Question

When \(1\ dm^3\) of \(CO_2\) gas is passed over hot coke, the volume of gaseous mixture after complete reaction at STP becomes \(1.4\ dm^3\). The composition of the gaseous mixture at STP is:

• A. \(0.6\ dm^3\) of \(CO\), \(0.8\ dm^3\) of \(CO_2\)
• B. \(0.6\ dm^3\) of \(CO\), \(0.9\ dm^3\) of \(CO_2\)
• C. \(0.8\ dm^3\) of \(CO\), \(0.6\ dm^3\) of \(CO_2\)
• D. \(0.8\ dm^3\) of \(CO\), \(0.7\ dm^3\) of \(CO_2\)

Hint:

For gas volume problems at same temperature and pressure, use mole ratio directly as volume ratio.

Answer 1

The Correct Option is C

Step 1: Write the reaction.
When carbon dioxide is passed over hot coke, the reaction is: \[ \ce{CO2 + C -> 2CO}. \]
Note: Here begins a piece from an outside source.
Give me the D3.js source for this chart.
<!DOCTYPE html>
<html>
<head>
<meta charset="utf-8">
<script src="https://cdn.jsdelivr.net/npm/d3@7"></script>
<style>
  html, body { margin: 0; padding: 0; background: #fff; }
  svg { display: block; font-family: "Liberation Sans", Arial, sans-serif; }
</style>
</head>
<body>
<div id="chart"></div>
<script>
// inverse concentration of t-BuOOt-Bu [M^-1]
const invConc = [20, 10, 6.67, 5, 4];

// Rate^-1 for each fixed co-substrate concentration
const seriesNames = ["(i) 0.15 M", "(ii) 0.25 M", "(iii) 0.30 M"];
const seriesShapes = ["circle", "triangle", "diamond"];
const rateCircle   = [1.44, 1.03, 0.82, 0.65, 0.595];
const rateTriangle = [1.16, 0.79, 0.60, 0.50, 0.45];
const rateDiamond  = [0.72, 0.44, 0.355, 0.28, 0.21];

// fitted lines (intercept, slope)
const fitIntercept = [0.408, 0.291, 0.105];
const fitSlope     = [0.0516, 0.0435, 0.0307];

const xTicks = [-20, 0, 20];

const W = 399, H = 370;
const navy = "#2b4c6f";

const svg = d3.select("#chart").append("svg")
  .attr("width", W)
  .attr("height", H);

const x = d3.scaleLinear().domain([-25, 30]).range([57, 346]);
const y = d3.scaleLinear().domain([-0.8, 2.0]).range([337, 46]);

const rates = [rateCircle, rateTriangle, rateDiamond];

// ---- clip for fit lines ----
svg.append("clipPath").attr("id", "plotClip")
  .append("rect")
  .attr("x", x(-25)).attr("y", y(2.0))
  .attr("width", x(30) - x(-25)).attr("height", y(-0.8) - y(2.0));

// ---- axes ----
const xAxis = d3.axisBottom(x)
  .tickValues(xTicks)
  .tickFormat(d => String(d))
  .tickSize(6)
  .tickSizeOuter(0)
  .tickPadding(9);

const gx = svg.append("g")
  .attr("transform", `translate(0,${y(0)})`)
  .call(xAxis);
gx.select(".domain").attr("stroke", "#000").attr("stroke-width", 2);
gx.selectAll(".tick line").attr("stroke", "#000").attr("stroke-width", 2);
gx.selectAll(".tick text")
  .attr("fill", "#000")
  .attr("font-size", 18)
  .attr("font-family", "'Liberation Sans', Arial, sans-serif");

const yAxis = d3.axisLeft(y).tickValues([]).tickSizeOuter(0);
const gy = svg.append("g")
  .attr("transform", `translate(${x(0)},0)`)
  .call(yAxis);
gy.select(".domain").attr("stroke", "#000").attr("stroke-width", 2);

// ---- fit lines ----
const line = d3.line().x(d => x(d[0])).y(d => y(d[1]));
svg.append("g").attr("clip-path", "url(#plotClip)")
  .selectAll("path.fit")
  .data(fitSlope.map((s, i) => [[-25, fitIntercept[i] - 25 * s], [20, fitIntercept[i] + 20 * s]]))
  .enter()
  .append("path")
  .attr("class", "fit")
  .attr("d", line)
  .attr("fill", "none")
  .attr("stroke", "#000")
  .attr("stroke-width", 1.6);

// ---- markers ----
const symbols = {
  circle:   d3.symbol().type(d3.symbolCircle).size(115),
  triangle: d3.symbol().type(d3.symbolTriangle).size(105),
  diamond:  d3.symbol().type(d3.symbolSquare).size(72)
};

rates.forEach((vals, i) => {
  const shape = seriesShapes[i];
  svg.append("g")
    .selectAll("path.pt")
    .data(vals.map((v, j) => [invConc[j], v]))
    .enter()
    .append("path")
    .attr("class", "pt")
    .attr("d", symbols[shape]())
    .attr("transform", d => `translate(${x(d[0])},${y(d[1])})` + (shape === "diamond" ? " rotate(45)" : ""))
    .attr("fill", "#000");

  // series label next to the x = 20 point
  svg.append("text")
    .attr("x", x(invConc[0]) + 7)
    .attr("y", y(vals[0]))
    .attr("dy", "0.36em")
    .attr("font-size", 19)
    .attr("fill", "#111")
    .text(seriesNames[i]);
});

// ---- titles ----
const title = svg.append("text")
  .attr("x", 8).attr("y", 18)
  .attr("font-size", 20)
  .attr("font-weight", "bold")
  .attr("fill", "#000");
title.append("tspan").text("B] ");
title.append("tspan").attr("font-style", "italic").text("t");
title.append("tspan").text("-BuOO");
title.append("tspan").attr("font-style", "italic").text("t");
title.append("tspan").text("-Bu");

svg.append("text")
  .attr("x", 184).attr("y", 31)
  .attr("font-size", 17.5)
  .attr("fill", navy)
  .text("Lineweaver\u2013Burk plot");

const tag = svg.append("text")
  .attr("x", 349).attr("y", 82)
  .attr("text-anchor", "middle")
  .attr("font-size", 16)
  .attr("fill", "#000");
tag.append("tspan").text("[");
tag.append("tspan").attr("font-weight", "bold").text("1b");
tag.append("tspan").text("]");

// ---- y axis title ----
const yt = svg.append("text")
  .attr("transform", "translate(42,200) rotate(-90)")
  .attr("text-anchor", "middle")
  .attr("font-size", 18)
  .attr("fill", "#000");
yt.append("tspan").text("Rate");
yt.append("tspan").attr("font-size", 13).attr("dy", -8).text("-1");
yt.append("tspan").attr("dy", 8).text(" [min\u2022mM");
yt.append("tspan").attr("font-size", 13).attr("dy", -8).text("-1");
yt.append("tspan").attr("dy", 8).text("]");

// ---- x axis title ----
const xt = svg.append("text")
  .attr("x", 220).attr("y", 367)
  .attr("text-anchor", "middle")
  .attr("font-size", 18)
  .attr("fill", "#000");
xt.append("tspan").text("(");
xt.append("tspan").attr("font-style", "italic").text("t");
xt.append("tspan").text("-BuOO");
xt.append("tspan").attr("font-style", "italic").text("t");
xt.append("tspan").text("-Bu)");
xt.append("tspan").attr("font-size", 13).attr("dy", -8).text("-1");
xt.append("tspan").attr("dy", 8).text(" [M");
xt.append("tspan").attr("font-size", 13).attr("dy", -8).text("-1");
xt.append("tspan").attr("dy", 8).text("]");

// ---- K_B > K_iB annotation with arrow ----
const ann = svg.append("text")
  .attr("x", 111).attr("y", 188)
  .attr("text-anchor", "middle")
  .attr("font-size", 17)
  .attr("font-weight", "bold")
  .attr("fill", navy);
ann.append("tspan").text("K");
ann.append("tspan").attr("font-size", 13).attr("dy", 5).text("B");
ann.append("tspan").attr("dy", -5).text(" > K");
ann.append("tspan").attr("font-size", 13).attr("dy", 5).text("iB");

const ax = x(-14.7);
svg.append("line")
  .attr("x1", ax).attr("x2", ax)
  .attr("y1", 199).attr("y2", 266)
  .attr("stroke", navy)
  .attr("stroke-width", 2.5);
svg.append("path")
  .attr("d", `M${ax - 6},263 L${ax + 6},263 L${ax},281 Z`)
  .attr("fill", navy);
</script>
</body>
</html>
Step 2: Let volume of \(CO_2\) reacted be \(x\ dm^3\).
Initial volume of \(CO_2\) is: \[ 1\ dm^3. \] If \(x\ dm^3\) of \(CO_2\) reacts, then unreacted \(CO_2\) is: \[ 1-x. \]
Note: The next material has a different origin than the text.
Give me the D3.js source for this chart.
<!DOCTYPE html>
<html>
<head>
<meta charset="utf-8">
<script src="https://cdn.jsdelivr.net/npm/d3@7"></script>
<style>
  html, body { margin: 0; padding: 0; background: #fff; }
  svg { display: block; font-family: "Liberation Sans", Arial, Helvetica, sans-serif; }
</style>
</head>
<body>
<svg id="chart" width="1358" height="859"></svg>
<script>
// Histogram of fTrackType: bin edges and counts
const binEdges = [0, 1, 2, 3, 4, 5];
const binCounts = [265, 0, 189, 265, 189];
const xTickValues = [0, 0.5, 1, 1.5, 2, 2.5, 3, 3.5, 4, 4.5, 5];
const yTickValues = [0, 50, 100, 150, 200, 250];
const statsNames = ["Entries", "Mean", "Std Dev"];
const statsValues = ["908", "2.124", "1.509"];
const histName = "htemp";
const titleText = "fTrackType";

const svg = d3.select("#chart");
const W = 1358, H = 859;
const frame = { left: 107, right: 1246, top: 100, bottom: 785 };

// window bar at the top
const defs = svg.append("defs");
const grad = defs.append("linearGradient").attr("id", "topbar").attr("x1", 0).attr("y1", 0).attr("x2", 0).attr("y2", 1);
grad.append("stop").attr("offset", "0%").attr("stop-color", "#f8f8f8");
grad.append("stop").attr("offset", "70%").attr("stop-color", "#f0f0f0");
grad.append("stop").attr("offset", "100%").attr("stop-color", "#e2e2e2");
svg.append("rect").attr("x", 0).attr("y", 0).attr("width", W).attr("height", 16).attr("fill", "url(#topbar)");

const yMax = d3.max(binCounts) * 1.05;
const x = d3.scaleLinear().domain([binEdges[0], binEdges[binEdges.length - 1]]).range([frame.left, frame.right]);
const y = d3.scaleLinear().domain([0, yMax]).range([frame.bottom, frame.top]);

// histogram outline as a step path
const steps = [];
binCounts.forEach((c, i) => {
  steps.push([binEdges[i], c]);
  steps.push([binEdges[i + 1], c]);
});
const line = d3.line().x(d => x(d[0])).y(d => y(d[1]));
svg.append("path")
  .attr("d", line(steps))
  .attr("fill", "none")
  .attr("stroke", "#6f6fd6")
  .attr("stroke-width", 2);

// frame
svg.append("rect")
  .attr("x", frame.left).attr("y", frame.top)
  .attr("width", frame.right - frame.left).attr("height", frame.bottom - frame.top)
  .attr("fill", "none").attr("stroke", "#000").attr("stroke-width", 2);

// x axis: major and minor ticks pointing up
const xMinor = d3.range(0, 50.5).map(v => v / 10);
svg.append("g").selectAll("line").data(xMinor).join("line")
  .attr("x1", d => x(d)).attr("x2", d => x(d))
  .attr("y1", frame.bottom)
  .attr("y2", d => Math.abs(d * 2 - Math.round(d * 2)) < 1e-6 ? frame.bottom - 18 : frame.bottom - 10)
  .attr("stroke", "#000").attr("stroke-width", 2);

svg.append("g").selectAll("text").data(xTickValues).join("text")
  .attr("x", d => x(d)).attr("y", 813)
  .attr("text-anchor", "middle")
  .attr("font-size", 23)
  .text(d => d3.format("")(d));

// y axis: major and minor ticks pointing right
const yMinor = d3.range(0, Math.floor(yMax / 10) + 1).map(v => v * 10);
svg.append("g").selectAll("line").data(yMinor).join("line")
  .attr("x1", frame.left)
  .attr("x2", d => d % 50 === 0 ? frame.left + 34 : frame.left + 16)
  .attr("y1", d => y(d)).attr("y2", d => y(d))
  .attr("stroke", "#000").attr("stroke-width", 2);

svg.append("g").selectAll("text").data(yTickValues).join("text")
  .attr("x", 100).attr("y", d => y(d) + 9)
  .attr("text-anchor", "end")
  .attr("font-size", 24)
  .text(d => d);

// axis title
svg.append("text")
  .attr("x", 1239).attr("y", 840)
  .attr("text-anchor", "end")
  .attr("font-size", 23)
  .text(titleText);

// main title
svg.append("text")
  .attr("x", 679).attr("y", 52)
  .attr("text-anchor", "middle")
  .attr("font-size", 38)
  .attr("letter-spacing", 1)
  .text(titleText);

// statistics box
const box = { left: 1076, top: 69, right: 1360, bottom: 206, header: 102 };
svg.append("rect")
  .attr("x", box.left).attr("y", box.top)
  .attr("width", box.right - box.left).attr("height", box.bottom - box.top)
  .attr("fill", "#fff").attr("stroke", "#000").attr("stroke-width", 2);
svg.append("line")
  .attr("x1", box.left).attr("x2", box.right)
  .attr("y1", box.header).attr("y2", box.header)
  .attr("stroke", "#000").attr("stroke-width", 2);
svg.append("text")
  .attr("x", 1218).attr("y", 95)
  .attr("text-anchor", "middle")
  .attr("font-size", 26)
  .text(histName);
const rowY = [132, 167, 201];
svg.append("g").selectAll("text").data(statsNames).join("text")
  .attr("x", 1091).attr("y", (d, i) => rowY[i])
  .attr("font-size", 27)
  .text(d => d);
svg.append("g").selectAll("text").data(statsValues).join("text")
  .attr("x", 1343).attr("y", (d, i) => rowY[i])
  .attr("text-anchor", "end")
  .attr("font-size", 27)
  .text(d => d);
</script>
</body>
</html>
Step 3: Calculate volume of CO formed.
From the reaction: \[ 1\text{ volume of }CO_2 \rightarrow 2\text{ volumes of }CO. \] So \(x\ dm^3\) of \(CO_2\) gives: \[ 2x\ dm^3 \] of \(CO\).

Step 4: Use final volume.
Final gaseous mixture contains: \[ (1-x)\ dm^3 \text{ of } CO_2 \] and: \[ 2x\ dm^3 \text{ of } CO. \] Total volume: \[ (1-x)+2x. \] Given total volume: \[ 1.4\ dm^3. \] So: \[ 1-x+2x=1.4. \] \[ 1+x=1.4. \] \[ x=0.4. \]
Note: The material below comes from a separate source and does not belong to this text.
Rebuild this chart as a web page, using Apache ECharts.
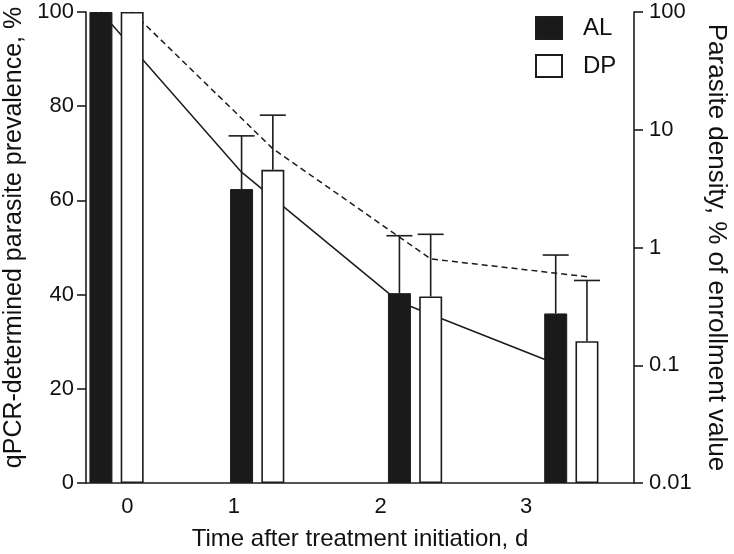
<!DOCTYPE html>
<html>
<head>
<meta charset="utf-8">
<script src="https://cdn.jsdelivr.net/npm/echarts@6/dist/echarts.min.js"></script>
<style>
  html, body { margin: 0; padding: 0; background: #fff; }
  #chart { width: 734px; height: 554px; }
</style>
</head>
<body>
<div id="chart"></div>
<script>
// ---- data ----
var dayLabels = ['0', '1', '2', '3'];
var dayLabelPos = [0.07, 0.75, 1.69, 2.62];     // where the day tick labels sit on the time axis
var alX = [-0.1, 0.8, 1.81, 2.81];              // AL sampling positions on the time axis
var dpX = [0.1, 1.0, 2.01, 3.01];               // DP sampling positions on the time axis
var alPrevalence = [100, 62.4, 40.3, 36.0];     // qPCR-determined prevalence, %
var dpPrevalence = [100, 66.5, 39.6, 30.1];
var alPrevUpper = [100, 73.7, 52.5, 48.4];      // upper error bar
var dpPrevUpper = [100, 78.1, 52.8, 43.0];
var alDensity = [100, 4.36, 0.344, 0.103];      // parasite density, % of enrollment value
var dpDensity = [100, 6.9, 0.80, 0.565];
var leftTicks = [0, 20, 40, 60, 80, 100];

var FONT = "'Liberation Sans', Arial, Helvetica, sans-serif";
var INK = '#1c1c1c';

function zip(xs, ys) { return xs.map(function (x, i) { return [x, ys[i]]; }); }

function errRender(params, api) {
  var x = api.value(0), lo = api.value(1), hi = api.value(2);
  if (!(hi > lo)) return null;
  var pLo = api.coord([x, lo]);
  var pHi = api.coord([x, hi]);
  var half = 13;
  return {
    type: 'group',
    children: [
      { type: 'line', shape: { x1: pLo[0], y1: pLo[1], x2: pHi[0], y2: pHi[1] },
        style: { stroke: INK, lineWidth: 1.6 } },
      { type: 'line', shape: { x1: pHi[0] - half, y1: pHi[1], x2: pHi[0] + half, y2: pHi[1] },
        style: { stroke: INK, lineWidth: 1.6 } }
    ]
  };
}

var chart = echarts.init(document.getElementById('chart'), null, { renderer: 'canvas' });
chart.setOption({
  animation: false,
  backgroundColor: '#fff',
  textStyle: { fontFamily: FONT, color: '#111' },
  grid: { left: 86, right: 100, top: 12, bottom: 71, containLabel: false, outerBoundsMode: 'none' },
  legend: {
    data: ['AL', 'DP'],
    orient: 'vertical',
    left: 535, top: 16, padding: 0,
    itemWidth: 26, itemHeight: 22, itemGap: 14,
    icon: 'rect',
    textStyle: { fontFamily: FONT, fontSize: 24, color: '#111', padding: [0, 0, 0, 16] }
  },
  xAxis: {
    type: 'value',
    min: -0.1955, max: 3.311,
    name: 'Time after treatment initiation, d',
    nameLocation: 'middle', nameGap: 44,
    nameTextStyle: { fontFamily: FONT, fontSize: 24, color: '#111' },
    axisLine: { show: true, onZero: false, lineStyle: { color: INK, width: 1.6 } },
    axisTick: { show: false },
    splitLine: { show: false },
    axisLabel: {
      customValues: dayLabelPos,
      fontFamily: FONT, fontSize: 22, color: '#111', margin: 13,
      formatter: function (v) {
        var best = 0, d = Infinity;
        dayLabelPos.forEach(function (p, i) { if (Math.abs(p - v) < d) { d = Math.abs(p - v); best = i; } });
        return dayLabels[best];
      }
    }
  },
  yAxis: [
    {
      type: 'value', min: 0, max: 100, interval: 20, position: 'left',
      name: 'qPCR-determined parasite prevalence, %',
      nameLocation: 'middle', nameGap: 55,
      nameTextStyle: { fontFamily: FONT, fontSize: 25, color: '#111', padding: [0, 0, 0, 20] },
      axisLine: { show: true, onZero: false, lineStyle: { color: INK, width: 1.6 } },
      axisTick: { show: true, length: 9, lineStyle: { color: INK, width: 1.6 } },
      splitLine: { show: false },
      axisLabel: { fontFamily: FONT, fontSize: 22, color: '#111', margin: 12,
        formatter: function (v) { return leftTicks.indexOf(v) >= 0 ? String(v) : ''; } }
    },
    {
      type: 'log', logBase: 10, min: 0.01, max: 100, position: 'right',
      name: 'Parasite density, % of enrollment value',
      nameLocation: 'middle', nameGap: 65, nameRotate: -90,
      nameTextStyle: { fontFamily: FONT, fontSize: 26, color: '#111' },
      axisLine: { show: true, onZero: false, lineStyle: { color: INK, width: 1.6 } },
      axisTick: { show: true, length: 9, lineStyle: { color: INK, width: 1.6 } },
      minorTick: { show: false },
      splitLine: { show: false },
      axisLabel: { fontFamily: FONT, fontSize: 22, color: '#111', margin: 15,
        formatter: function (v) { return String(+Number(v).toPrecision(2)); } }
    }
  ],
  series: [
    {
      name: 'AL density', type: 'line', yAxisIndex: 1, z: 1,
      data: zip(alX, alDensity), symbol: 'none',
      lineStyle: { color: INK, width: 1.5 }
    },
    {
      name: 'DP density', type: 'line', yAxisIndex: 1, z: 1,
      data: zip(dpX, dpDensity), symbol: 'none',
      lineStyle: { color: INK, width: 1.5, type: [6, 4] }
    },
    {
      name: 'AL', type: 'bar', yAxisIndex: 0, z: 3,
      data: zip(alX, alPrevalence),
      barWidth: 23, barGap: '-100%',
      itemStyle: { color: '#1a1a1a', borderColor: INK, borderWidth: 1 }
    },
    {
      name: 'DP', type: 'bar', yAxisIndex: 0, z: 3,
      data: zip(dpX, dpPrevalence),
      barWidth: 23, barGap: '-100%',
      itemStyle: { color: '#ffffff', borderColor: INK, borderWidth: 1.6 }
    },
    {
      name: 'AL err', type: 'custom', yAxisIndex: 0, z: 4,
      data: alX.map(function (x, i) { return [x, alPrevalence[i], alPrevUpper[i]]; }),
      renderItem: errRender, encode: { x: 0, y: [1, 2] }
    },
    {
      name: 'DP err', type: 'custom', yAxisIndex: 0, z: 4,
      data: dpX.map(function (x, i) { return [x, dpPrevalence[i], dpPrevUpper[i]]; }),
      renderItem: errRender, encode: { x: 0, y: [1, 2] }
    }
  ]
});
</script>
</body>
</html>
Step 5: Find final volumes.
Volume of \(CO\): \[ 2x=2(0.4)=0.8\ dm^3. \] Volume of unreacted \(CO_2\): \[ 1-x=1-0.4=0.6\ dm^3. \] Therefore, the gaseous mixture contains: \[ 0.8\ dm^3 \text{ of } CO \] and: \[ 0.6\ dm^3 \text{ of } CO_2. \]